>> START Stored rows

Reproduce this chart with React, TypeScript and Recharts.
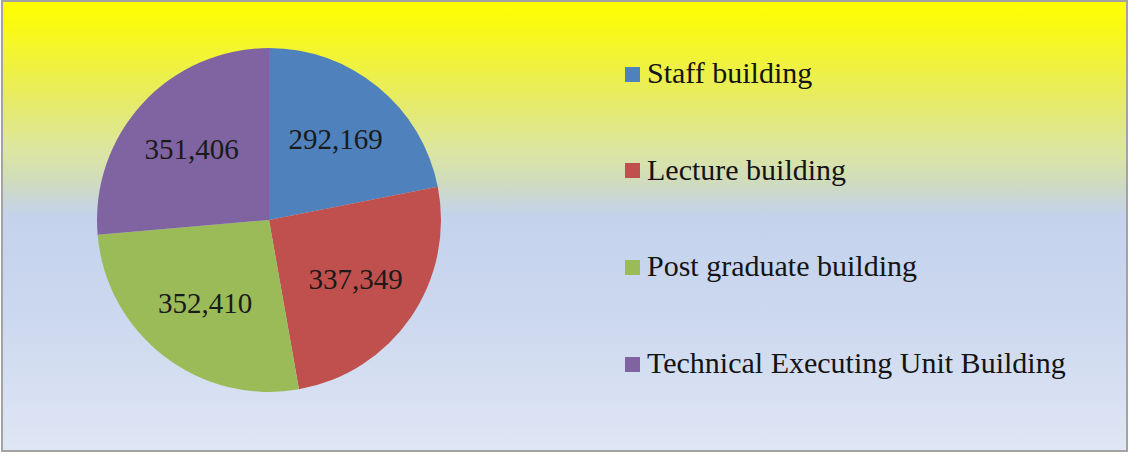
import React from 'react';
import { PieChart, Pie, Cell, Legend } from 'recharts';

const categories = ['Staff building', 'Lecture building', 'Post graduate building', 'Technical Executing Unit Building'];
const areas = [292169, 337349, 352410, 351406];
const colors = ['#4f81bd', '#c0504d', '#9bbb59', '#8064a2'];

const data = categories.map((name, i) => ({ name, value: areas[i] }));

const RADIAN = Math.PI / 180;

const renderLabel = (props: any) => {
  const { cx, cy, midAngle, outerRadius, value } = props;
  const r = outerRadius * 0.61;
  const x = cx + r * Math.cos(-midAngle * RADIAN);
  const y = cy + r * Math.sin(-midAngle * RADIAN);
  return (
    <text x={x} y={y} fill="#1a1a1a" textAnchor="middle" dominantBaseline="central"
      style={{ fontFamily: '"Liberation Serif", "Times New Roman", serif', fontSize: 29 }}>
      {value.toLocaleString('en-US')}
    </text>
  );
};

const renderLegend = () => (
  <div style={{ fontFamily: '"Liberation Serif", "Times New Roman", serif', fontSize: 30, color: '#141414' }}>
    {categories.map((name, i) => (
      <div key={name} style={{ height: 96.6, display: 'flex', alignItems: 'center' }}>
        <span style={{ width: 15, height: 15, background: colors[i], marginRight: 7, marginTop: 2, display: 'inline-block' }} />
        <span style={{ lineHeight: 1 }}>{name}</span>
      </div>
    ))}
  </div>
);

export default function App() {
  return (
    <div style={{ position: 'relative', width: 1132, height: 457 }}>
      <style>{'body{margin:0}'}</style>
      <div style={{
        position: 'absolute', left: 1, top: 0, width: 1127, height: 452, boxSizing: 'border-box',
        border: '2px solid #a3a3a3',
        background: 'linear-gradient(to bottom, #ffff00 0%, #fafa12 5%, #e6eb66 22%, #dce6a0 33%, #d0dcbc 40%, #c9d6d6 44%, #c4d2ec 48%, #ccd8ef 70%, #dfe6f4 100%)',
      }} />
      <div style={{ position: 'absolute', left: 0, top: 0 }}>
        <PieChart width={1132} height={457}>
          <Pie
            data={data}
            dataKey="value"
            nameKey="name"
            cx={264}
            cy={215}
            outerRadius={172}
            startAngle={90}
            endAngle={-270}
            stroke="none"
            label={renderLabel}
            labelLine={false}
            isAnimationActive={false}
          >
            {data.map((d, i) => (
              <Cell key={d.name} fill={colors[i]} />
            ))}
          </Pie>
          <Legend
            layout="vertical"
            content={renderLegend}
            wrapperStyle={{ left: 625, top: 25, width: 490 }}
          />
        </PieChart>
      </div>
    </div>
  );
}
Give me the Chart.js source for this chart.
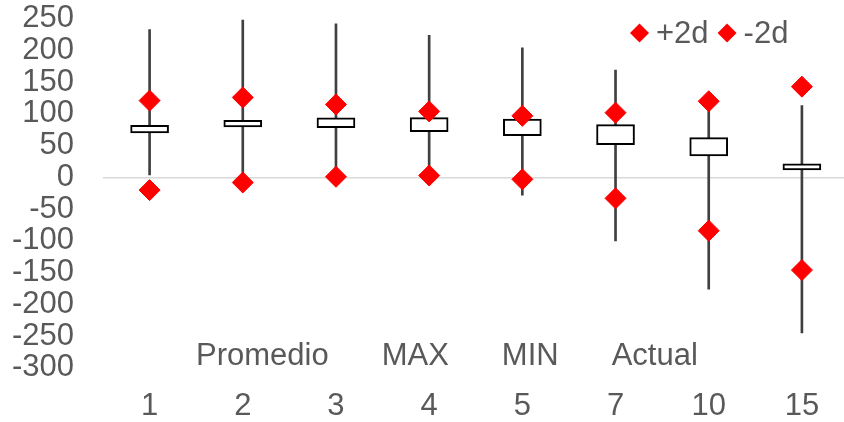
<!DOCTYPE html>
<html lang="es">
<head>
  <meta charset="utf-8">
  <title>Rango por plazo</title>
  <script src="https://cdn.jsdelivr.net/npm/chart.js@4.4.1/dist/chart.umd.min.js"></script>
  <style>
    html, body { margin: 0; padding: 0; background: #fff; overflow: hidden; }
    canvas { display: block; }
  </style>
</head>
<body>
<canvas id="chart" width="860" height="440"></canvas>

<script>
// plazos (eje X)
var labels   = ['1', '2', '3', '4', '5', '7', '10', '15'];
// series del grafico de cotizaciones
var promedio = [70, 79.5, 78.4, 72.1, 65.8, 51.7, 33.9, 11.8];
var maximo   = [233, 248, 242, 224, 204, 169, 115, 113];
var minimo   = [4, -5, 0, 0, -28, -100, -176, -245];
var actual   = [82.2, 90, 93.7, 94.2, 92.1, 83.1, 62.7, 21.3];
// bandas
var mas2d    = [121, 126, 115, 104, 97, 102, 120, 143];
var menos2d  = [-20, -8, 1, 3, -3, -33, -84, -146];
var yTicks   = { min: -300, max: 250, step: 50 };
var bottomLegend = ['Promedio', 'MAX', 'MIN', 'Actual'];

var textColor = '#595959';
var fontFamily = '"Liberation Sans", Arial, sans-serif';

// leyendas dibujadas sobre el area del grafico (como en Excel)
var legendPlugin = {
  id: 'legendas',
  afterDraw: function(chart) {
    var ctx = chart.ctx;
    ctx.save();
    ctx.font = '31px ' + fontFamily;
    ctx.fillStyle = textColor;
    ctx.textBaseline = 'middle';

    // +2d / -2d arriba a la derecha
    var x = 630, y = 33, r = 9.5;
    chart.data.datasets.forEach(function(ds) {
      if (ds.type !== 'line') return;
      ctx.fillStyle = ds.pointBackgroundColor;
      ctx.beginPath();
      ctx.moveTo(x, y);
      ctx.lineTo(x + r, y - r);
      ctx.lineTo(x + 2 * r, y);
      ctx.lineTo(x + r, y + r);
      ctx.closePath();
      ctx.fill();
      ctx.fillStyle = textColor;
      ctx.fillText(ds.label, x + 26, y + 1);
      x += 26 + ctx.measureText(ds.label).width + 9;
    });

    // Promedio / MAX / MIN / Actual abajo
    ctx.textBaseline = 'alphabetic';
    var bx = 196;
    bottomLegend.forEach(function(t) {
      ctx.fillText(t, bx, 365);
      bx += ctx.measureText(t).width + 53;
    });
    ctx.restore();
  }
};

new Chart(document.getElementById('chart'), {
  data: {
    labels: labels,
    datasets: [
      {
        type: 'bar',
        label: 'MAX-MIN',
        data: minimo.map(function(v, i) { return [v, maximo[i]]; }),
        backgroundColor: '#404040',
        barThickness: 2,
        grouped: false,
        order: 2
      },
      {
        type: 'bar',
        label: 'Promedio-Actual',
        data: promedio.map(function(v, i) { return [v, actual[i]]; }),
        backgroundColor: '#ffffff',
        borderColor: '#000000',
        borderWidth: 2,
        borderSkipped: false,
        barThickness: 38,
        grouped: false,
        order: 1
      },
      {
        type: 'line',
        label: '+2d',
        data: mas2d,
        showLine: false,
        pointStyle: 'rectRot',
        pointRadius: 10.5,
        pointBackgroundColor: '#ff0000',
        pointBorderColor: '#ff0000',
        pointBorderWidth: 1,
        order: 0
      },
      {
        type: 'line',
        label: '-2d',
        data: menos2d,
        showLine: false,
        pointStyle: 'rectRot',
        pointRadius: 10.5,
        pointBackgroundColor: '#ff0000',
        pointBorderColor: '#ff0000',
        pointBorderWidth: 1,
        order: 0
      }
    ]
  },
  options: {
    responsive: false,
    animation: false,
    layout: { padding: { left: 12, right: 8, top: 0, bottom: 15 } },
    plugins: {
      legend: { display: false },
      tooltip: { enabled: false }
    },
    scales: {
      x: {
        offset: true,
        grid: { display: false, drawTicks: false },
        border: { display: false },
        ticks: {
          color: textColor,
          padding: 20,
          font: { family: fontFamily, size: 31, lineHeight: 1.2 }
        },
        afterFit: function(s) { s.height = 57.2; }
      },
      y: {
        min: yTicks.min,
        max: yTicks.max,
        grid: {
          drawTicks: false,
          lineWidth: 1.5,
          color: function(c) { return c.tick && c.tick.value === 0 ? '#d9d9d9' : 'rgba(0,0,0,0)'; }
        },
        border: { display: false },
        ticks: {
          stepSize: yTicks.step,
          autoSkip: false,
          color: textColor,
          padding: 29,
          font: { family: fontFamily, size: 31, lineHeight: 1.2 },
          callback: function(v) { return String(v); }
        },
        afterFit: function(s) {
          s.width = 91;
          s.paddingTop = 18.75;
          s.paddingBottom = 18.6;
        }
      }
    }
  },
  plugins: [legendPlugin]
});
</script>
</body>
</html>
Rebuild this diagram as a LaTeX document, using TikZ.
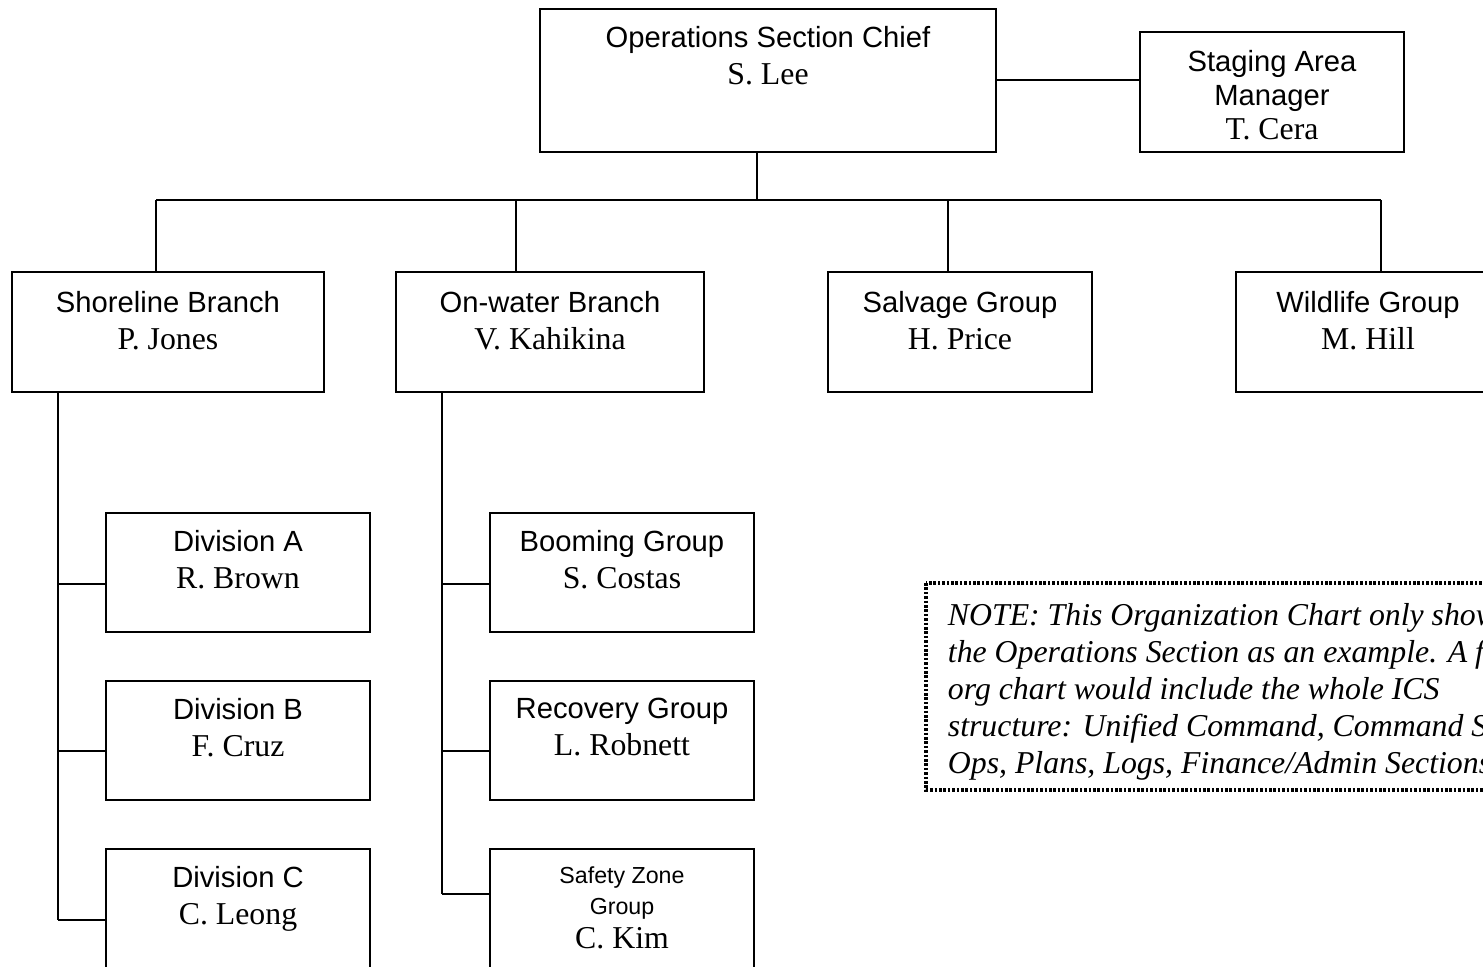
\documentclass[tikz,border=0pt]{standalone}
\usepackage{fontspec}
\setmainfont{Liberation Serif}
\setsansfont{Liberation Sans}
\newcommand{\who}[1]{{\rmfamily\fontsize{15.9}{18.5}\selectfont #1}}
\tikzset{
  box/.style={draw, minimum width=132pt, minimum height=60pt, inner sep=0pt},
  lbl/.style={align=center, anchor=north, inner sep=0pt, font=\sffamily\fontsize{14.6}{18.5}\selectfont},
  small/.style={font=\sffamily\fontsize{11.6}{15.6}\selectfont},
  note/.style={draw, line width=1.8pt, dash pattern=on 1.3pt off 0.9pt},
}
\begin{document}
\begin{tikzpicture}[x=0.5pt, y=-0.5pt, line width=0.9pt]
    \useasboundingbox (0,0) rectangle (1483,966);
    \clip (0,0) rectangle (1483,966);

    \node[box, minimum width=228pt, minimum height=71.5pt] (chief) at (768,80.5) {};
    \node[box] (staging) at (1272,92) {};
    \node[box, minimum width=156pt] (shore) at (168,332) {};
    \node[box, minimum width=154pt] (water) at (550,332) {};
    \node[box] (salvage) at (960,332) {};
    \node[box] (wildlife) at (1368,332) {};
    \node[box, minimum height=59.5pt] (divA) at (238,572.5) {};
    \node[box, minimum height=59.5pt] (divB) at (238,740.5) {};
    \node[box, minimum height=59.5pt] (divC) at (238,908.5) {};
    \node[box, minimum height=59.5pt] (boom) at (622,572.5) {};
    \node[box, minimum height=59.5pt] (recov) at (622,740.5) {};
    \node[box, minimum height=59.5pt] (safety) at (622,908.5) {};

    \node[lbl] (chiefT) at (768,25) {Operations Section Chief\\\who{S. Lee}};
    \node[lbl, font=\sffamily\fontsize{14.6}{17}\selectfont] (stagingT) at (1272,49) {Staging Area\\Manager\\\who{T. Cera}};
    \node[lbl] (shoreT) at (168,290) {Shoreline Branch\\\who{P. Jones}};
    \node[lbl] (waterT) at (550,290) {On-water Branch\\\who{V. Kahikina}};
    \node[lbl] (salvageT) at (960,290) {Salvage Group\\\who{H. Price}};
    \node[lbl] (wildlifeT) at (1368,290) {Wildlife Group\\\who{M. Hill}};
    \node[lbl] (divAT) at (238,529) {Division A\\\who{R. Brown}};
    \node[lbl] (divBT) at (238,697) {Division B\\\who{F. Cruz}};
    \node[lbl] (divCT) at (238,865) {Division C\\\who{C. Leong}};
    \node[lbl] (boomT) at (622,529) {Booming Group\\\who{S. Costas}};
    \node[lbl] (recovT) at (622,697) {Recovery Group\\\who{L. Robnett}};
    \node[lbl, small] (safetyT) at (622,866) {Safety Zone\\Group\\[1pt]\who{C. Kim}};

    \coordinate (stg) at (1140,80);
    \coordinate (trunk) at (757,200);
    \coordinate (busA) at (156,200);
    \coordinate (busB) at (516,200);
    \coordinate (busC) at (948,200);
    \coordinate (busD) at (1381,200);
    \coordinate (sA) at (58,584);
    \coordinate (sB) at (58,751);
    \coordinate (sC) at (58,920);
    \coordinate (wA) at (442,584);
    \coordinate (wB) at (442,751);
    \coordinate (wC) at (442,894);

    \draw (stg -| chief.east) -- (stg -| staging.west);
    \draw (trunk |- chief.south) -- (trunk);
    \draw (busA) -- (busD);
    \draw (busA) -- (busA |- shore.north);
    \draw (busB) -- (busB |- water.north);
    \draw (busC) -- (busC |- salvage.north);
    \draw (busD) -- (busD |- wildlife.north);
    \draw (sA |- shore.south) -- (sC);
    \draw (sA) -- (sA -| divA.west);
    \draw (sB) -- (sB -| divB.west);
    \draw (sC) -- (sC -| divC.west);
    \draw (wA |- water.south) -- (wC);
    \draw (wA) -- (wA -| boom.west);
    \draw (wB) -- (wB -| recov.west);
    \draw (wC) -- (wC -| safety.west);

    \draw[note] (926,583) rectangle (1560,790);
    \node[anchor=north west, align=left, inner sep=0pt, font=\itshape\fontsize{15.9}{18.5}\selectfont] (noteT) at (947,603)
      {NOTE: This Organization Chart only shows\\the Operations Section as an example. A full\\org chart would include the whole ICS\\structure: Unified Command, Command Staff,\\Ops, Plans, Logs, Finance/Admin Sections.};
  \end{tikzpicture}
\end{document}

>> END Stored rows

(Request): Leave out the pictures. Transcribe only the lines above, from the first through the one that contains "const colors = ['#4f81bd', '#c0504d', '#9bbb59', '#8064a2'];".

(Reply):
Reproduce this chart with React, TypeScript and Recharts.
import React from 'react';
import { PieChart, Pie, Cell, Legend } from 'recharts';

const categories = ['Staff building', 'Lecture building', 'Post graduate building', 'Technical Executing Unit Building'];
const areas = [292169, 337349, 352410, 351406];
const colors = ['#4f81bd', '#c0504d', '#9bbb59', '#8064a2'];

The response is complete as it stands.